Does the witness summoned by the inquiry officer on behalf of the defence has option not to attend the proceedings? All employees of the Bank summoned as witness by the inquiry officer irrespective on whose behalf should be treated at par. Perjury by any witness should be treated equally as a serious misconduct, if proved. Every witness summoned is expected to participate in the inquiry. Valid reasons for non-attendance to the satisfaction of the inquiry officer must be submitted in either case. Thus there can no discrimination between management witnesses and defence witnesses in a fact-finding inquiry. It is the duty of the inquiry officer to regulate this formality equitably. In any case defence evidence should not suffer by default, i.e. non-production (though available and within the power of the Bank to produce). Then it is not an objective inquiry.
Sometimes allegations are made that a request or representation was made but the inquiring authority did not consider the same. In order to avoid such complaints the inquiring authority should record a note in the Daily Order Sheet on the very day stating the gist of the request of representation made and the orders passed thereon. Such notes should form part of the record of the inquiry.

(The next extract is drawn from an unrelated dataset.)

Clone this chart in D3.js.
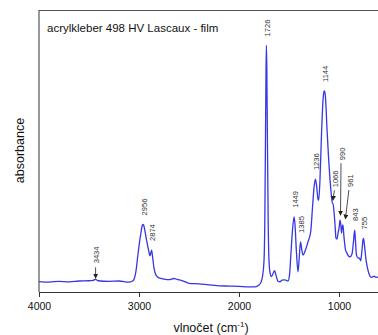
<!DOCTYPE html>
<html>
<head>
<meta charset="utf-8">
<script src="https://cdn.jsdelivr.net/npm/d3@7"></script>
<style>
  body { margin: 0; background: #fff; }
  svg { display: block; font-family: Arial, "Liberation Sans", sans-serif; }
</style>
</head>
<body>
<div id="vis"></div>
<script>
// spectrum: wavenumber (cm-1) and absorbance (arb.)
const wavenumbers = [4000, 3900, 3800, 3700, 3600, 3500, 3460, 3434, 3410, 3300, 3200, 3100, 3070, 3050, 3030, 3010, 2985, 2965, 2956, 2945, 2925, 2905, 2890, 2880, 2874, 2866, 2850, 2830, 2800, 2750, 2700, 2650, 2620, 2550, 2500, 2400, 2300, 2200, 2100, 2000, 1900, 1840, 1800, 1780, 1765, 1750, 1742, 1735, 1730, 1726, 1722, 1716, 1708, 1700, 1690, 1675, 1660, 1645, 1630, 1610, 1590, 1570, 1540, 1510, 1495, 1480, 1465, 1449, 1440, 1427, 1410, 1398, 1385, 1372, 1360, 1340, 1310, 1283, 1265, 1250, 1236, 1225, 1210, 1203, 1190, 1175, 1160, 1150, 1144, 1135, 1120, 1105, 1090, 1078, 1066, 1060, 1050, 1040, 1030, 1020, 1008, 1000, 990, 982, 975, 968, 961, 950, 935, 920, 905, 890, 870, 855, 843, 835, 825, 810, 795, 783, 770, 760, 755, 745, 730, 715, 700, 685, 670, 650, 630, 610]
const absorbance = [0.037, 0.035, 0.038, 0.036, 0.039, 0.040, 0.041, 0.045, 0.040, 0.038, 0.039, 0.035, 0.038, 0.045, 0.075, 0.135, 0.200, 0.238, 0.240, 0.225, 0.185, 0.150, 0.128, 0.142, 0.149, 0.130, 0.085, 0.060, 0.050, 0.046, 0.044, 0.048, 0.045, 0.038, 0.031, 0.029, 0.025, 0.022, 0.021, 0.020, 0.018, 0.018, 0.025, 0.035, 0.055, 0.110, 0.250, 0.550, 0.780, 0.876, 0.800, 0.550, 0.250, 0.110, 0.070, 0.055, 0.065, 0.076, 0.060, 0.038, 0.036, 0.042, 0.043, 0.039, 0.060, 0.140, 0.220, 0.267, 0.240, 0.150, 0.072, 0.120, 0.178, 0.150, 0.131, 0.145, 0.178, 0.214, 0.300, 0.370, 0.401, 0.380, 0.330, 0.326, 0.400, 0.560, 0.680, 0.712, 0.714, 0.690, 0.580, 0.480, 0.400, 0.350, 0.315, 0.315, 0.285, 0.240, 0.191, 0.188, 0.213, 0.225, 0.255, 0.240, 0.209, 0.230, 0.238, 0.195, 0.150, 0.138, 0.128, 0.125, 0.135, 0.180, 0.220, 0.180, 0.131, 0.121, 0.120, 0.111, 0.150, 0.185, 0.190, 0.165, 0.115, 0.085, 0.065, 0.054, 0.052, 0.056, 0.052, 0.054]

// plain peak labels, sitting just above the peak
const peakLabels = [2956, 2874, 1726, 1449, 1385, 1236, 1144, 843, 755]
// labels with an arrow pointing down to the band
const arrowLabels = [3434, 1066, 990, 961]

const xTicks = [4000, 3000, 2000, 1000]
const title = 'acrylkleber 498 HV Lascaux - film'

const W = 378, H = 335
const margin = {left: 39, top: 10.5, right: -1, bottom: 43}
const plotBottom = H - margin.bottom

const spectrum = wavenumbers.map((v, i) => ({v: v, a: absorbance[i]}))

const x = d3.scaleLinear().domain([4000, 600]).range([margin.left, W - margin.right])
const y = d3.scaleLinear().domain([0, 1]).range([plotBottom, margin.top])

const svg = d3.select('#vis').append('svg')
    .attr('width', W)
    .attr('height', H)

svg.append('defs').append('marker')
    .attr('id', 'arrow')
    .attr('viewBox', '0 0 6 6')
    .attr('refX', 5.5).attr('refY', 3)
    .attr('markerWidth', 5).attr('markerHeight', 5)
    .attr('markerUnits', 'userSpaceOnUse')
    .attr('orient', 'auto')
  .append('path')
    .attr('d', 'M0,0L6,3L0,6Z')
    .attr('fill', '#222')

// frame (top + left)
svg.append('path')
    .attr('d', `M${margin.left},${plotBottom}V${margin.top}H${W + 2}`)
    .attr('fill', 'none')
    .attr('stroke', '#555')
    .attr('stroke-width', 1.2)

// x axis
const xAxis = d3.axisBottom(x)
    .tickValues(xTicks)
    .tickSize(5)
    .tickSizeOuter(0)
    .tickPadding(6)
    .tickFormat(d3.format('d'))

const gx = svg.append('g')
    .attr('transform', `translate(0,${plotBottom})`)
    .call(xAxis)
gx.select('.domain').attr('stroke', '#333').attr('stroke-width', 1.2)
gx.selectAll('.tick line').attr('stroke', '#333')
gx.selectAll('.tick text')
    .attr('fill', '#111')
    .style('font-size', '10.5px')
    .style('font-family', 'Arial, "Liberation Sans", sans-serif')

// spectrum line
const line = d3.line()
    .x(d => x(d.v))
    .y(d => y(d.a))
    .curve(d3.curveMonotoneX)

svg.append('path')
    .datum(spectrum)
    .attr('d', line)
    .attr('fill', 'none')
    .attr('stroke', '#3636e6')
    .attr('stroke-width', 1.3)

function aAt(v) {
    let best = spectrum[0]
    spectrum.forEach(d => { if (Math.abs(d.v - v) < Math.abs(best.v - v)) best = d })
    return best.a
}

function vLabel(text, px, py) {
    svg.append('text')
        .attr('transform', `translate(${px},${py}) rotate(-90)`)
        .attr('dy', '0.35em')
        .attr('text-anchor', 'start')
        .attr('fill', '#333')
        .style('font-size', '7.6px')
        .text(text)
}

peakLabels.forEach(v => {
    vLabel(String(v), x(v) + 1, y(aAt(v)) - 9)
})

// arrows: [tail offset x, tail y, tip offset x, tip y gap] computed from the band
const arrowStyle = {
    3434: {dx0: 0, len: 11, dx1: 0, gap: 1, textGap: 4},
    1066: {dx0: 2, len: 10, dx1: 0.5, gap: 3, textGap: 3},
    990:  {dx0: 1, len: 52, dx1: 0.5, gap: 5, textGap: 3},
    961:  {dx0: 6, len: 29, dx1: 2.5, gap: 6, textGap: 3}
}

arrowLabels.forEach(v => {
    const s = arrowStyle[v]
    const tipX = x(v) + s.dx1
    const tipY = y(aAt(v)) - s.gap
    const tailX = x(v) + s.dx0
    const tailY = tipY - s.len
    svg.append('line')
        .attr('x1', tailX).attr('y1', tailY)
        .attr('x2', tipX).attr('y2', tipY)
        .attr('stroke', '#222')
        .attr('stroke-width', 0.8)
        .attr('marker-end', 'url(#arrow)')
    vLabel(String(v), tailX + 1, tailY - s.textGap)
})

// title
svg.append('text')
    .attr('x', 47)
    .attr('y', 31.5)
    .attr('fill', '#111')
    .style('font-size', '11.5px')
    .text(title)

// axis titles
svg.append('text')
    .attr('transform', `translate(24,150.5) rotate(-90)`)
    .attr('text-anchor', 'middle')
    .attr('fill', '#111')
    .style('font-size', '12.5px')
    .text('absorbance')

const xt = svg.append('text')
    .attr('x', 211)
    .attr('y', 332)
    .attr('text-anchor', 'middle')
    .attr('fill', '#111')
    .style('font-size', '12.5px')
xt.append('tspan').text('vlnočet (cm')
xt.append('tspan').attr('dy', -5).style('font-size', '8px').text('-1')
xt.append('tspan').attr('dy', 5).text(')')
</script>
</body>
</html>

If the Government servant alleges bias against the inquiring authority, the inquiring authority should keep the proceedings in abeyance and refer the matter to the disciplinary authority. He should resume the inquiry only after he is advised by the disciplinary authority to go ahead with the inquiry. In case the Government servant moves the application to the appellate authority against the appointment of a particular inquiring authority, the proceedings should be stopped and the application, along with other relevant material, be referred to the appropriate appellate authority for consideration and appropriate orders.